En passant, mes élèves sont très favorisés et ne sont aucunement lassés par la technologie que nous avons à l'école. Je parle souvent avec eux des limites des bébelles électroniques ainsi que de leur utilité et de leur effet néfaste.

Anonyme a dit…

Honnêtement, ça me fatigue un peu de voir qu'on recule dans le dossier...

Selon les études, le TBI ou TNI n'augmenteraient pas la réussite scolaire des élèves.

Peut-être... même si je vois que cela a un effet bénéfique dans mon milieu. Mais bon... ça semble différent d'un milieu à l'autre.

Cependant, j'aimerais qu'on questionne les enseignants. Ceux qui en ont.
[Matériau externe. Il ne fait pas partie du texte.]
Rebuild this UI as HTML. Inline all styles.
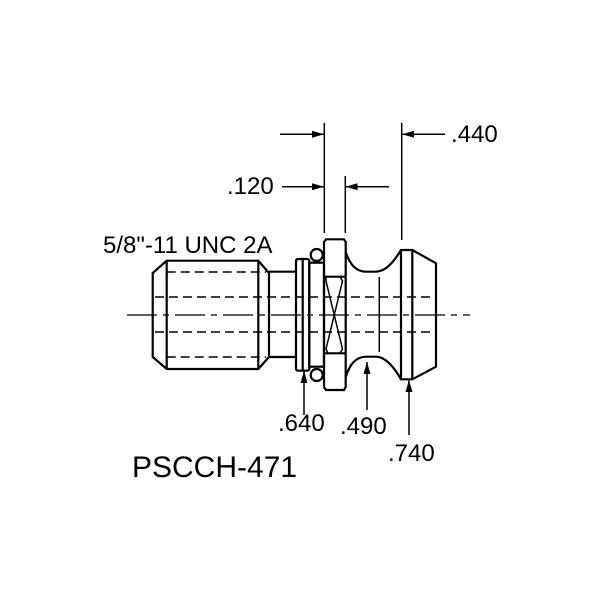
<!DOCTYPE html>
<html><head><style>
body{margin:0;background:#fff}
svg{display:block}
text{font-family:"Liberation Sans",Arial,sans-serif;fill:#000}
</style></head><body>
<svg width="600" height="600" viewBox="0 0 600 600" xmlns="http://www.w3.org/2000/svg">
<rect width="600" height="600" fill="#fff"/>
<defs>
<marker id="a" viewBox="0 0 12 7" refX="12" refY="3.5" markerWidth="12" markerHeight="7" markerUnits="userSpaceOnUse" orient="auto"><path d="M0,0L12,3.5L0,7z" fill="#000"/></marker>
</defs>
<g fill="none" stroke="#000" stroke-width="2.2">
<path d="M166.7,260.7 L258.3,260.7 L269,273 L269,357 L258.3,369 L166.7,369 L152.7,357 L152.7,273 Z"/>
<line x1="166.7" y1="260.7" x2="166.7" y2="369"/>
<line x1="258.3" y1="260.7" x2="258.3" y2="369"/>
<path d="M269,271.7 L296,271.7 M269,357 L296,357"/>
<rect x="296" y="259" width="13.3" height="111.7" rx="2"/>
<line x1="302.7" y1="259" x2="302.7" y2="370.7"/>
<rect x="309.3" y="262.7" width="14.7" height="104"/>
<circle cx="316.7" cy="255" r="6" fill="#fff"/>
<circle cx="316.7" cy="375" r="6" fill="#fff"/>
<path d="M326,239.3 L344,239.3 L345.7,242 L345.7,387 L344,390 L326,390 L324,387 L324,242 Z"/>
<line x1="324" y1="276.7" x2="345.7" y2="276.7"/>
<line x1="324" y1="353.3" x2="345.7" y2="353.3"/>
<path d="M326,276.7 L340,276.7 L342.5,281 L326,349 L328,353.3 L340,353.3 L342.5,349 L326,281 Z" stroke-width="1.5"/>
<path d="M345.7,252 Q352,271.7 366,271.7 L376,271.7 Q388,271.7 401,250 L412.3,250 L436,263.3 L436,366.7 L412.3,379.3 L401,379.3 Q388,356.7 376,356.7 L366,356.7 Q352,356.7 345.7,377"/>
<line x1="379.3" y1="277" x2="379.3" y2="352" stroke-width="1.5"/>
<line x1="401" y1="250" x2="401" y2="379.3"/>
<line x1="412.3" y1="250" x2="412.3" y2="379.3"/>
</g>
<g stroke="#000" stroke-width="1.5" stroke-dasharray="9,5" fill="none">
<line x1="166.7" y1="272" x2="266" y2="272"/>
<line x1="166.7" y1="357" x2="266" y2="357"/>
<line x1="155" y1="297" x2="435" y2="297"/>
<line x1="155" y1="332" x2="435" y2="332"/>
</g>
<line x1="127" y1="315" x2="470" y2="315" stroke="#000" stroke-width="1.3" stroke-dasharray="30,6,6,6"/>
<g stroke="#000" stroke-width="1.5" fill="none">
<line x1="324.3" y1="123" x2="324.3" y2="233"/>
<line x1="345.3" y1="176" x2="345.3" y2="233"/>
<line x1="401.7" y1="123" x2="401.7" y2="240"/>
<line x1="280" y1="134.3" x2="324" y2="134.3" marker-end="url(#a)"/>
<line x1="445" y1="134.3" x2="402" y2="134.3" marker-end="url(#a)"/>
<line x1="282" y1="186.7" x2="324" y2="186.7" marker-end="url(#a)"/>
<line x1="389" y1="186.7" x2="345.5" y2="186.7" marker-end="url(#a)"/>
<line x1="304" y1="415" x2="304" y2="371" marker-end="url(#a)"/>
<line x1="367" y1="410" x2="367" y2="362" marker-end="url(#a)"/>
<line x1="409" y1="435" x2="409" y2="380" marker-end="url(#a)"/>
</g>
<text x="451" y="142" font-size="24">.440</text>
<text x="227" y="194" font-size="24">.120</text>
<text x="103" y="253" font-size="24">5/8"-11 UNC 2A</text>
<text x="278" y="431" font-size="24">.640</text>
<text x="340" y="434" font-size="24">.490</text>
<text x="388" y="461" font-size="24">.740</text>
<text x="132" y="477" font-size="30">PSCCH-471</text>
</svg>
</body></html>
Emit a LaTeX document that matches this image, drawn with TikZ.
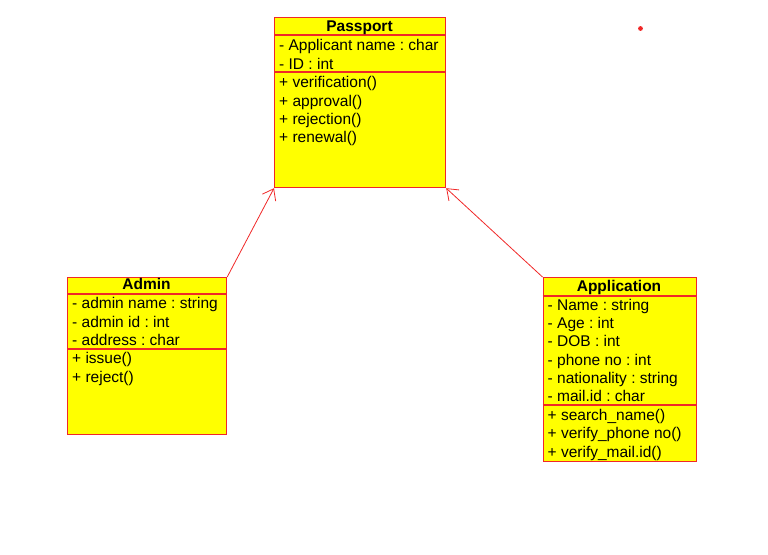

Les anciens profs qui n'en avaient pas et qui en ont un maintenant. Les jeunes profs qui sortent de l'université. Que pensent toutes ces personnes?

Je suis consciente que l'achat de ces tableaux prend une bonne partie du budget et qu'on est en période de compressions budgétaires. Néanmoins, je trouverais juste que le programme d'achat se poursuive.

J'aimerais qu'on pense aussi aux enseignants. Ce n'est évidemment pas la première chose à faire pour faciliter notre travail, mais ça en fait partie aussi. Je travaille plusieurs heures par semaine et bien au-delà de ma tâche depuis toujours. Depuis l'arrivée du tableau interactif, je sauve du temps, même si j'ai eu à en prendre pour apprendre à connaître les outils. Ce n'est pas à négliger non plus...

Missmath a dit…

PM, tu sais que lorsque tu écris des billets comme ça j'ai envie de t'épouser.

N'importe quel support est un catalyseur vers la réussite pour l'enseignant qui sait l'utiliser pour faciliter les apprentissages de ses élèves. C'est d'imposer les supports qui ruinent tout.

Le professeur masqué a dit…

Miss: laissons tomber le mariage et unissons dans la pédagogie.